Supporting Anticipatory Governance using LLMs: Evaluating and Aligning Large Language Models with the News Media to Anticipate the Negative Impacts of AI

Taxonomy · MoDELS · 语言模型化 · 值域 · 大语言模型 ·

2024 年 1 月 31 日

翻译：支持使用大语言模型的预应治理：评估并对齐大语言模型与新闻媒体以预测人工智能的负面冲击

Mowafak Allaham,Nicholas Diakopoulos

from arxiv, 14 pages + research ethics and social impact statement, references, and appendix. Under conference review

Anticipating the negative impacts of emerging AI technologies is a challenge, especially in the early stages of development. An understudied approach to such anticipation is the use of LLMs to enhance and guide this process. Despite advancements in LLMs and evaluation metrics to account for biases in generated text, it is unclear how well these models perform in anticipatory tasks. Specifically, the use of LLMs to anticipate AI impacts raises questions about the quality and range of categories of negative impacts these models are capable of generating. In this paper we leverage news media, a diverse data source that is rich with normative assessments of emerging technologies, to formulate a taxonomy of impacts to act as a baseline for comparing against. By computationally analyzing thousands of news articles published by hundreds of online news domains around the world, we develop a taxonomy consisting of ten categories of AI impacts. We then evaluate both instruction-based (GPT-4 and Mistral-7B-Instruct) and fine-tuned completion models (Mistral-7B and GPT-3) using a sample from this baseline. We find that the generated impacts using Mistral-7B, fine-tuned on impacts from the news media, tend to be qualitatively on par with impacts generated using a larger scale model such as GPT-4. Moreover, we find that these LLMs generate impacts that largely reflect the taxonomy of negative impacts identified in the news media, however the impacts produced by instruction-based models had gaps in the production of certain categories of impacts in comparison to fine-tuned models. This research highlights a potential bias in state-of-the-art LLMs when used for anticipating impacts and demonstrates the advantages of aligning smaller LLMs with a diverse range of impacts, such as those reflected in the news media, to better reflect such impacts during anticipatory exercises.

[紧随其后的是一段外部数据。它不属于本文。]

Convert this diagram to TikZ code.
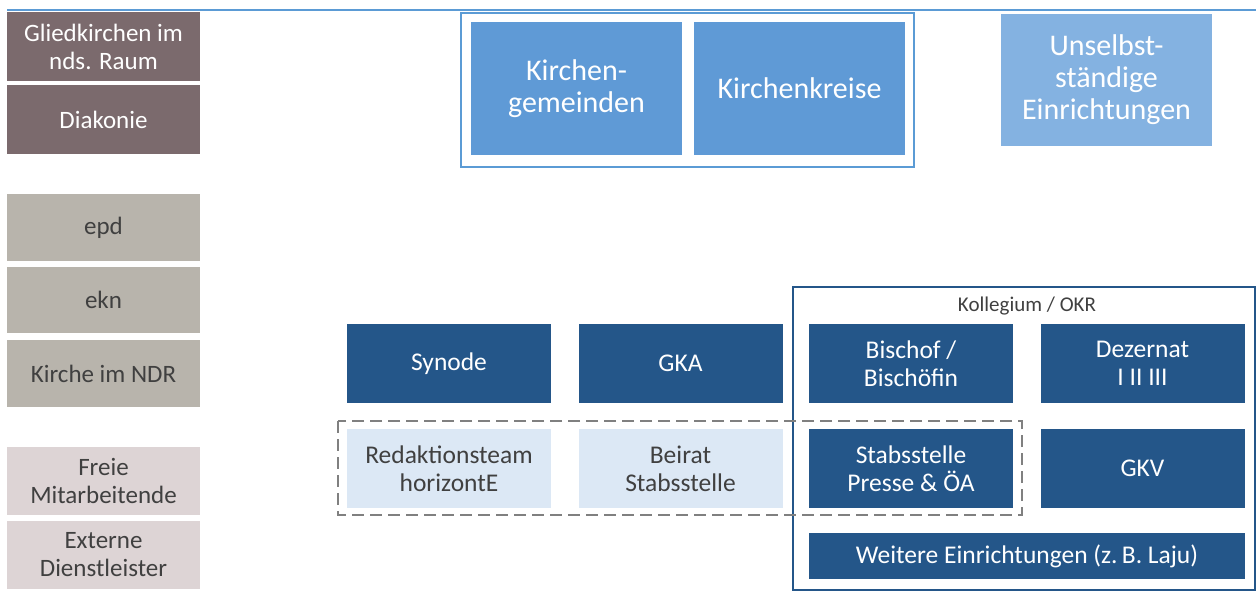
\documentclass[tikz,border=0pt]{standalone}
\usepackage{fontspec}
\setmainfont{Carlito}
\usetikzlibrary{positioning}
\definecolor{linieblau}{HTML}{5B9BD5}
\definecolor{braun}{HTML}{7B6A6D}
\definecolor{steingrau}{HTML}{B8B4AC}
\definecolor{rosagrau}{HTML}{DDD4D5}
\definecolor{mittelblau}{HTML}{5F9AD6}
\definecolor{zartblau}{HTML}{84B2E1}
\definecolor{dunkelblau}{HTML}{245689}
\definecolor{hellblau}{HTML}{DCE8F5}
\definecolor{textgrau}{HTML}{404040}

\begin{document}
\begin{tikzpicture}[x=1pt, y=-1pt,
    feld/.style={inner sep=0pt, align=center, minimum width=#1},
    feld/.default=204pt,
    links/.style={feld=193pt, font=\fontsize{25}{28}\selectfont},
    gross/.style={feld=211pt, minimum height=133pt, fill=mittelblau, text=white, font=\fontsize{30}{32}\selectfont},
    organ/.style={feld, minimum height=79pt, fill=dunkelblau, text=white, font=\fontsize{25.5}{28}\selectfont},
    beirat/.style={feld, minimum height=79pt, fill=hellblau, text=textgrau, font=\fontsize{25.5}{28}\selectfont}]
    \useasboundingbox (0,0) rectangle (1256,591);
    \draw[linieblau, line width=1.5pt] (7,10) -- (1256,10);

    % linke Spalte
    \node[links, minimum height=69pt, fill=braun, text=white] (glied) at (103.5,46.5) {Gliedkirchen im\\nds. Raum};
    \node[links, minimum height=69pt, fill=braun, text=white] (diakonie) at (103.5,119.5) {Diakonie};
    \node[links, minimum height=67pt, fill=steingrau, text=textgrau] (epd) at (103.5,227.5) {epd};
    \node[links, minimum height=66pt, fill=steingrau, text=textgrau] (ekn) at (103.5,300) {ekn};
    \node[links, minimum height=67pt, fill=steingrau, text=textgrau] (ndr) at (103.5,373.5) {Kirche im NDR};
    \node[links, minimum height=68pt, fill=rosagrau, text=textgrau] (freie) at (103.5,481) {Freie\\Mitarbeitende};
    \node[links, minimum height=68pt, fill=rosagrau, text=textgrau] (extern) at (103.5,555) {Externe\\Dienstleister};

    % oben
    \draw[linieblau, line width=1.2pt] (461,13) rectangle (914,167);
    \node[gross] (gemeinden) at (576.5,88.5) {Kirchen-\\gemeinden};
    \node[gross] (kreise) at (799.5,88.5) {Kirchenkreise};
    \node[gross, minimum height=132pt, fill=zartblau] (unselbst) at (1106.5,80) {Unselbst-\\ständige\\Einrichtungen};

    % Leitung
    \draw[dunkelblau, line width=1.2pt] (793,287) rectangle (1255,590);
    \node[text=textgrau, font=\fontsize{21}{24}\selectfont] (kollegium) at (1027,306) {Kollegium / OKR};
    \node[organ] (synode) at (449,363.5) {Synode};
    \node[organ] (gka) at (680.5,363.5) {GKA};
    \node[organ] (bischof) at (911,363.5) {Bischof /\\Bischöfin};
    \node[organ] (dezernat) at (1142.5,363.5) {Dezernat\\I II III};
    \node[beirat] (redaktion) at (449,468.5) {Redaktionsteam\\horizontE};
    \node[beirat] (stabbeirat) at (680.5,468.5) {Beirat\\Stabsstelle};
    \node[organ] (presse) at (911,468.5) {Stabsstelle\\Presse \& ÖA};
    \node[organ] (gkv) at (1142.5,468.5) {GKV};
    \node[organ, minimum width=436pt, minimum height=46pt] (weitere) at (1027,556) {Weitere Einrichtungen (z.\,B. Laju)};
    \draw[gray, line width=1.5pt, dash pattern=on 12pt off 6pt] (338,421) rectangle (1022,515);
\end{tikzpicture}
\end{document}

翻译：预测新兴人工智能技术的负面冲击是一项挑战，尤其是在技术发展的早期阶段。利用大语言模型来增强和引导这一预测过程，是一个尚未充分研究的路径。尽管大语言模型在生成文本偏差的评估指标方面取得了进展，但尚不清楚这些模型在预测任务中的表现。具体而言，使用大语言模型预测AI冲击引发了关于其生成负面冲击类别质量与范围的问题。本文利用新闻媒体这一富含新兴技术规范性评估的多样化数据源，构建了一个冲击分类法作为比较基准。通过对全球数百个在线新闻领域发布的数千篇新闻文章进行计算分析，我们开发了一个包含十类AI冲击的分类法。随后，我们使用该基准样本评估了基于指令的模型（GPT-4和Mistral-7B-Instruct）和微调补全模型（Mistral-7B和GPT-3）。结果发现，使用经新闻媒体冲击数据微调的Mistral-7B生成的冲击，在质量上与GPT-4等更大规模模型生成的冲击相当。此外，这些大语言模型生成的冲击在很大程度上反映了新闻媒体中识别的负面冲击分类法，但与微调模型相比，基于指令的模型在某些冲击类别生成上存在缺口。本研究揭示了当前先进大语言模型在预测冲击时可能存在的偏差，并展示了将较小模型与新闻媒体反映的多样化冲击对齐的优势，从而在预演练习中更好地体现此类冲击。